++++ Material to process

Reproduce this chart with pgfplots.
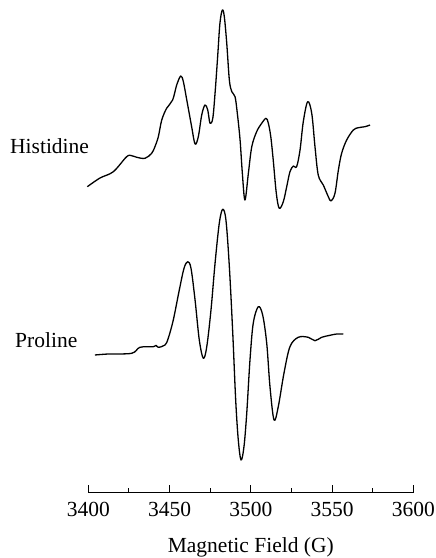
\documentclass[border=0pt]{standalone}
\usepackage{pgfplots}
\pgfplotsset{compat=1.18}
\usepackage{fontspec}
\setmainfont{Liberation Serif}

% EPR spectra (first-derivative traces), vertically offset
\pgfplotstableread{
B      I
3399.4 313.3
3407.2 322.0
3415.4 328.3
3423.6 343.3
3426.7 344.3
3429.8 342.7
3434.9 341.7
3439.0 346.7
3441.0 353.3
3443.1 363.3
3445.2 380.0
3448.2 391.7
3451.9 400.0
3454.4 415.0
3456.9 424.0
3458.5 418.3
3460.6 400.0
3463.6 373.3
3465.7 356.0
3467.7 363.3
3469.8 385.0
3471.8 395.0
3473.5 390.0
3474.9 376.7
3476.6 381.7
3478.0 406.7
3479.6 443.3
3481.0 476.7
3482.5 490.0
3483.7 483.3
3485.2 456.7
3486.8 420.0
3488.3 408.3
3490.3 403.3
3491.7 386.7
3493.4 360.0
3494.8 326.7
3496.4 300.0
3498.5 326.7
3500.6 353.3
3503.6 368.3
3506.7 376.7
3509.4 381.7
3510.8 376.7
3512.3 363.3
3513.8 340.0
3515.7 306.7
3517.5 291.7
3520.0 298.3
3522.1 313.3
3524.1 328.3
3526.2 334.0
3528.2 333.3
3530.3 350.0
3532.3 378.3
3535.0 398.3
3537.5 386.7
3539.5 353.3
3541.5 325.0
3544.6 315.0
3547.7 303.3
3549.4 299.0
3551.8 306.7
3553.9 330.0
3555.9 346.7
3559.0 360.0
3563.1 370.0
3566.2 372.3
3570.3 373.3
3573.4 375.0
}\histidine

\pgfplotstableread{
B      I
3404.1 145.0
3412.3 146.0
3426.7 146.7
3431.8 152.7
3440.0 153.3
3441.7 154.7
3443.1 152.7
3447.2 155.0
3449.2 161.7
3452.3 180.0
3456.0 210.0
3458.9 231.7
3461.2 238.3
3463.2 231.7
3465.7 200.0
3468.3 160.0
3470.8 141.7
3472.9 153.3
3475.5 190.0
3478.0 236.7
3480.6 276.7
3482.7 290.7
3484.7 280.0
3486.8 233.3
3488.9 166.7
3490.7 100.0
3492.3 60.0
3494.0 40.0
3495.8 53.3
3497.5 86.7
3499.5 140.0
3501.5 176.7
3504.6 193.3
3507.3 185.0
3509.8 156.7
3511.8 113.3
3514.3 80.0
3516.9 93.3
3520.4 126.7
3524.1 153.3
3529.2 162.7
3535.4 162.7
3539.5 159.3
3543.6 162.7
3548.7 164.7
3552.9 166.0
3556.9 166.0
}\proline

\begin{document}
\fontsize{21.5bp}{26bp}\selectfont
\begin{tikzpicture}
\begin{axis}[
  scale only axis,
  width=325bp, height=492.5bp,
  xmin=3400, xmax=3600,
  ymin=7.5, ymax=500,
  axis x line=bottom,
  axis y line=none,
  axis line style={-, line width=0.9bp},
  xtick={3400,3450,...,3600},
  minor x tick num=1,
  tick align=inside,
  major tick length=7bp,
  minor tick length=4.5bp,
  every tick/.style={black, line width=0.9bp},
  /pgf/number format/1000 sep={},
  /pgf/number format/assume math mode=true,
  xticklabel style={anchor=base, yshift=-24.2bp, inner sep=0pt},
  xlabel={Magnetic Field (G)},
  xlabel style={at={(axis description cs:0.5,0)}, anchor=base, yshift=-59.5bp, inner sep=0pt},
  clip=false,
]
\addplot[black, line width=1.3bp, smooth, tension=0.55, line join=round] table[x=B, y=I] {\histidine};
\addplot[black, line width=1.3bp, smooth, tension=0.55, line join=round] table[x=B, y=I] {\proline};
\node[anchor=base west, inner sep=0pt] at (axis cs:3351.8,346.7) {Histidine};
\node[anchor=base west, inner sep=0pt] at (axis cs:3354.9,152.3) {Proline};
\coordinate (O) at (axis cs:3400,7.5);
\end{axis}
% page extent
\path ([xshift=-88.3bp,yshift=-65.5bp]O) rectangle ([xshift=347.7bp,yshift=492.5bp]O);
\end{tikzpicture}
\end{document}
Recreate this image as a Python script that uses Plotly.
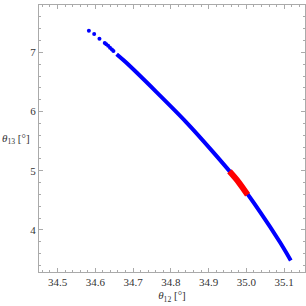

++++++++

Set exercise:
Output all the records, word for word, with no pictures in the copy.

The response:
Reproduce this chart with pgfplots.
\documentclass[border=0pt]{standalone}
\usepackage{pgfplots}
\pgfplotsset{compat=1.18}
\usepackage{fontspec}
\setmainfont{Liberation Serif}

% EPR spectra (first-derivative traces), vertically offset
\pgfplotstableread{
B      I
3399.4 313.3
3407.2 322.0
3415.4 328.3
3423.6 343.3
3426.7 344.3
3429.8 342.7
3434.9 341.7
3439.0 346.7
3441.0 353.3
3443.1 363.3
3445.2 380.0
3448.2 391.7
3451.9 400.0
3454.4 415.0
3456.9 424.0
3458.5 418.3
3460.6 400.0
3463.6 373.3
3465.7 356.0
3467.7 363.3
3469.8 385.0
3471.8 395.0
3473.5 390.0
3474.9 376.7
3476.6 381.7
3478.0 406.7
3479.6 443.3
3481.0 476.7
3482.5 490.0
3483.7 483.3
3485.2 456.7
3486.8 420.0
3488.3 408.3
3490.3 403.3
3491.7 386.7
3493.4 360.0
3494.8 326.7
3496.4 300.0
3498.5 326.7
3500.6 353.3
3503.6 368.3
3506.7 376.7
3509.4 381.7
3510.8 376.7
3512.3 363.3
3513.8 340.0
3515.7 306.7
3517.5 291.7
3520.0 298.3
3522.1 313.3
3524.1 328.3
3526.2 334.0
3528.2 333.3
3530.3 350.0
3532.3 378.3
3535.0 398.3
3537.5 386.7
3539.5 353.3
3541.5 325.0
3544.6 315.0
3547.7 303.3
3549.4 299.0
3551.8 306.7
3553.9 330.0
3555.9 346.7
3559.0 360.0
3563.1 370.0
3566.2 372.3
3570.3 373.3
3573.4 375.0
}\histidine

\pgfplotstableread{
B      I
3404.1 145.0
3412.3 146.0
3426.7 146.7
3431.8 152.7
3440.0 153.3
3441.7 154.7
3443.1 152.7
3447.2 155.0
3449.2 161.7
3452.3 180.0
3456.0 210.0
3458.9 231.7
3461.2 238.3
3463.2 231.7
3465.7 200.0
3468.3 160.0
3470.8 141.7
3472.9 153.3
3475.5 190.0
3478.0 236.7
3480.6 276.7
3482.7 290.7
3484.7 280.0
3486.8 233.3
3488.9 166.7
3490.7 100.0
3492.3 60.0
3494.0 40.0
3495.8 53.3
3497.5 86.7
3499.5 140.0
3501.5 176.7
3504.6 193.3
3507.3 185.0
3509.8 156.7
3511.8 113.3
3514.3 80.0
3516.9 93.3
3520.4 126.7
3524.1 153.3
3529.2 162.7
3535.4 162.7
3539.5 159.3
3543.6 162.7
3548.7 164.7
3552.9 166.0
3556.9 166.0
}\proline

\begin{document}
\fontsize{21.5bp}{26bp}\selectfont
\begin{tikzpicture}
\begin{axis}[
  scale only axis,
  width=325bp, height=492.5bp,
  xmin=3400, xmax=3600,
  ymin=7.5, ymax=500,
  axis x line=bottom,
  axis y line=none,
  axis line style={-, line width=0.9bp},
  xtick={3400,3450,...,3600},
  minor x tick num=1,
  tick align=inside,
  major tick length=7bp,
  minor tick length=4.5bp,
  every tick/.style={black, line width=0.9bp},
  /pgf/number format/1000 sep={},
  /pgf/number format/assume math mode=true,
  xticklabel style={anchor=base, yshift=-24.2bp, inner sep=0pt},
  xlabel={Magnetic Field (G)},
  xlabel style={at={(axis description cs:0.5,0)}, anchor=base, yshift=-59.5bp, inner sep=0pt},
  clip=false,
]
\addplot[black, line width=1.3bp, smooth, tension=0.55, line join=round] table[x=B, y=I] {\histidine};
\addplot[black, line width=1.3bp, smooth, tension=0.55, line join=round] table[x=B, y=I] {\proline};
\node[anchor=base west, inner sep=0pt] at (axis cs:3351.8,346.7) {Histidine};
\node[anchor=base west, inner sep=0pt] at (axis cs:3354.9,152.3) {Proline};
\coordinate (O) at (axis cs:3400,7.5);
\end{axis}
% page extent
\path ([xshift=-88.3bp,yshift=-65.5bp]O) rectangle ([xshift=347.7bp,yshift=492.5bp]O);
\end{tikzpicture}
\end{document}
Recreate this image as a Python script that uses Plotly.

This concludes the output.